そうなると、一度感染して「回復」された方々は、もう「新型」インフルエンザに対しての「免疫力」を獲得されている状態となるため、次の感染では「免疫記憶」が働き、以前の感染よりも症状が軽くなる、もしくは回復が早くなることが予想されます。
こういった人々ばかりの状態となれば、もうそれほどコワイウイルスではありません。

ただし、これは「一度かかったらもうかからない!!」と言っているのではありません。免疫記憶は残っても、時間とともに、インフルエンザウイルスに対しての免疫力は低下していくことがわかっております。なので「毎年」ワクチン接種を行っているのですね。
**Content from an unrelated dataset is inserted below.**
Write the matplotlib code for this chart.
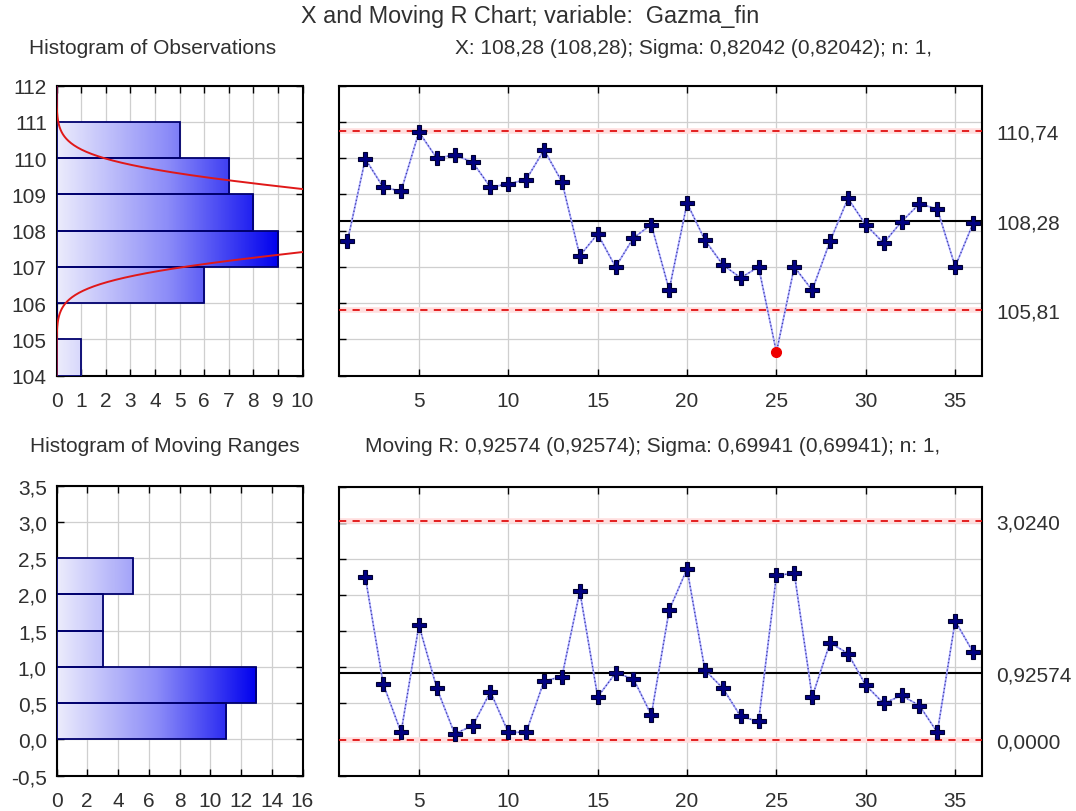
import numpy as np
import matplotlib
matplotlib.use("Agg")
import matplotlib.pyplot as plt
from matplotlib.colors import LinearSegmentedColormap
from matplotlib.ticker import FuncFormatter

plt.rcParams['font.family'] = ['Liberation Sans', 'DejaVu Sans']

# ---------------- data ----------------
samples = list(range(1, 37))
x_values = [107.71, 109.98, 109.20, 109.09, 110.72, 110.00, 110.09, 109.89, 109.20, 109.29,
            109.41, 110.23, 109.35, 107.31, 107.91, 107.00, 107.80, 108.17, 106.37, 108.76,
            107.74, 107.06, 106.70, 107.00, 104.65, 107.00, 106.36, 107.71, 108.89, 108.16,
            107.66, 108.25, 108.74, 108.60, 107.01, 108.20]
out_of_control = [25]

mr_samples = list(range(2, 37))
mr_values = [2.25, 0.77, 0.10, 1.58, 0.71, 0.08, 0.19, 0.66, 0.10, 0.10,
             0.81, 0.87, 2.05, 0.59, 0.92, 0.84, 0.34, 1.79, 2.36, 0.96,
             0.71, 0.32, 0.25, 2.27, 2.30, 0.59, 1.34, 1.19, 0.75, 0.50,
             0.61, 0.47, 0.10, 1.64, 1.21]

obs_bin_edges = [104, 105, 106, 107, 108, 109, 110, 111, 112]
obs_counts = [1, 0, 6, 9, 8, 7, 5, 0]
mr_bin_edges = [0.0, 0.5, 1.0, 1.5, 2.0, 2.5]
mr_counts = [11, 13, 3, 3, 5]

x_mean, x_sigma = 108.28, 0.82042
x_ucl, x_lcl = 110.74, 105.81
mr_mean, mr_sigma = 0.92574, 0.69941
mr_ucl, mr_lcl = 3.0240, 0.0

x_limit_values = [x_ucl, x_mean, x_lcl]
x_limit_labels = ['110,74', '108,28', '105,81']
mr_limit_values = [mr_ucl, mr_mean, mr_lcl]
mr_limit_labels = ['3,0240', '0,92574', '0,0000']

obs_hist_xticks = list(range(0, 11))
obs_hist_yticks = list(range(104, 113))
mr_hist_xticks = list(range(0, 17, 2))
mr_hist_yticks = [-0.5, 0.0, 0.5, 1.0, 1.5, 2.0, 2.5, 3.0, 3.5]
chart_xticks = [5, 10, 15, 20, 25, 30, 35]

title = 'X and Moving R Chart; variable:  Gazma_fin'
hist1_title = 'Histogram of Observations'
hist2_title = 'Histogram of Moving Ranges'
x_sub = 'X: 108,28 (108,28); Sigma: 0,82042 (0,82042); n: 1,'
mr_sub = 'Moving R: 0,92574 (0,92574); Sigma: 0,69941 (0,69941); n: 1,'

# ---------------- figure ----------------
W, H = 1076, 812
fig = plt.figure(figsize=(W / 100, H / 100), dpi=100)
fig.patch.set_facecolor('white')

def rect(l, r, t, b):
    return [l / W, 1 - b / H, (r - l) / W, (b - t) / H]

ax_h1 = fig.add_axes(rect(56.5, 302.5, 86.7, 376.7))
ax_x = fig.add_axes(rect(338.5, 982, 86.7, 376.7))
ax_h2 = fig.add_axes(rect(56.5, 302.5, 486.7, 776.7))
ax_mr = fig.add_axes(rect(338.5, 982, 487.5, 776.7))

TXT = '#303030'
FS = 15
GRID = '#cfcfcf'
cmap = LinearSegmentedColormap.from_list('g', ['#ececfc', '#8c8cf8', '#0000ee'])
comma1 = FuncFormatter(lambda v, p: ('%.1f' % v).replace('.', ','))

def style(ax):
    for s in ax.spines.values():
        s.set_linewidth(1.5)
        s.set_color('black')
    ax.tick_params(direction='in', length=5, width=1, top=True, right=True,
                   labelsize=FS, labelcolor=TXT)
    ax.tick_params(axis='x', pad=11)
    ax.tick_params(axis='y', pad=7)
    ax.grid(True, color=GRID, lw=0.9)
    ax.set_axisbelow(True)

def gradient_hist(ax, edges, counts, xmax):
    edges = np.asarray(edges, float)
    bars = ax.barh(edges[:-1], counts, height=np.diff(edges), align='edge',
                   facecolor='none', edgecolor='#00006e', lw=1.3, zorder=4)
    grad = np.linspace(0, 1, 256).reshape(1, -1)
    for b, c in zip(bars, counts):
        if c <= 0:
            continue
        y0 = b.get_y()
        im = ax.imshow(grad, cmap=cmap, extent=(0, xmax, y0, y0 + b.get_height()),
                       aspect='auto', origin='lower', zorder=3, interpolation='bilinear')
        im.set_clip_path(b)

# ---- histogram of observations ----
style(ax_h1)
gradient_hist(ax_h1, obs_bin_edges, obs_counts, max(obs_counts))
yy = np.linspace(104, 112, 400)
n_obs = sum(obs_counts)
curve = n_obs * 1.0 * np.exp(-0.5 * ((yy - x_mean) / x_sigma) ** 2) / (x_sigma * np.sqrt(2 * np.pi))
ax_h1.plot(curve, yy, color='#e01818', lw=1.4, zorder=5, clip_on=True)
ax_h1.set_xlim(0, 10)
ax_h1.set_ylim(104, 112)
ax_h1.set_xticks(obs_hist_xticks)
ax_h1.set_yticks(obs_hist_yticks)

# ---- histogram of moving ranges ----
style(ax_h2)
gradient_hist(ax_h2, mr_bin_edges, mr_counts, max(mr_counts))
ax_h2.set_xlim(0, 16)
ax_h2.set_ylim(-0.5, 3.5)
ax_h2.set_xticks(mr_hist_xticks)
ax_h2.set_yticks(mr_hist_yticks)
ax_h2.yaxis.set_major_formatter(comma1)

# ---- control charts ----
def control_chart(ax, xs, ys, lims, labels, ylim, yticks, red=()):
    style(ax)
    ax.set_xlim(0.5, 36.5)
    ax.set_ylim(*ylim)
    ax.set_xticks(chart_xticks)
    ax.set_yticks(yticks)
    ax.tick_params(labelleft=False)
    ucl, cl, lcl = lims
    ax.axhline(cl, color='black', lw=1.5, zorder=3)
    for v in (ucl, lcl):
        ax.axhline(v, color='#ffdede', lw=4, zorder=2)
        ax.axhline(v, color='#e01010', lw=1.3, ls=(0, (4, 3.5)), zorder=3)
    ax.plot(xs, ys, color='#a8a8ff', lw=1.3, zorder=4)
    ax.plot(xs, ys, color='#3a3aa0', lw=0.9, ls=(0, (1, 2)), zorder=4)
    normal = [(x, y) for x, y in zip(xs, ys) if x not in red]
    bad = [(x, y) for x, y in zip(xs, ys) if x in red]
    ax.plot([p[0] for p in normal], [p[1] for p in normal], ls='none', marker='P',
            ms=10, mfc='#000080', mec='#000030', mew=0.8, zorder=5)
    if bad:
        ax.plot([p[0] for p in bad], [p[1] for p in bad], ls='none', marker='o',
                ms=7, mfc='#ee0000', mec='#ee0000', zorder=5)
    tw = ax.twinx()
    tw.set_ylim(*ylim)
    tw.set_yticks(lims)
    tw.set_yticklabels(labels)
    tw.tick_params(length=0, labelsize=FS, labelcolor=TXT, pad=10)
    for s in tw.spines.values():
        s.set_visible(False)

control_chart(ax_x, samples, x_values, x_limit_values, x_limit_labels,
              (104, 112), list(range(104, 113)), red=out_of_control)
control_chart(ax_mr, mr_samples, mr_values, mr_limit_values, mr_limit_labels,
              (-0.5, 3.5), mr_hist_yticks)

# ---- texts ----
def ftext(x, y, s, ha='left', fs=15):
    fig.text(x / W, 1 - y / H, s, ha=ha, va='center', fontsize=fs, color=TXT)

ftext(530, 17, title, ha='center', fs=16.8)
ftext(29, 49, hist1_title, fs=15)
ftext(455, 49, x_sub, fs=15)
ftext(30, 447, hist2_title, fs=15)
ftext(365, 447, mr_sub, fs=15)

fig.savefig('out.png', dpi=100, facecolor='white')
とはいえ、極少ないレベルでは「免疫記憶」が残ると考えられていますので、やはり一度かかってしまえば、もう「アルアルインフルエンザ」といってよいかと思います。

正しい知識と理解が「新型」インフルエンザウイルスによる「パニック」を回避する唯一の手段です。

さいたま赤十字病院呼吸器内科ブログでは、一般の市民の皆様、医療従事者の皆様などに「正しい情報」を提供することをこれからも心がけていきたいと思います。

とはいえ、なにぶんブログ作者もまだまだ勉強中の身です。

もし、間違っている点や不備な点がございましたら遠慮なくコメント欄やメール等でご指摘いただけましたら幸です。

2 件のコメント:

匿名 さんのコメント...

知識のない私でもよくわかる内容でした^^
世間ではまだまだ新型インフルエンザに対する(季節型インフルエンザも)知識が浸透していないので、多くの人が興味を持って、正しい知識を身につけたらいいのではないかと思います。

呼吸器内科 さんのコメント...

匿名さん

コメントありがとうございました。

医療従事者だけでなく、広く一般の方々にも正しいインフルエンザの知識の普及を図ることが大切だと思っております。

今後もインフルエンザ関連の記事を掲載いたしますのでよろしくお願いいたします。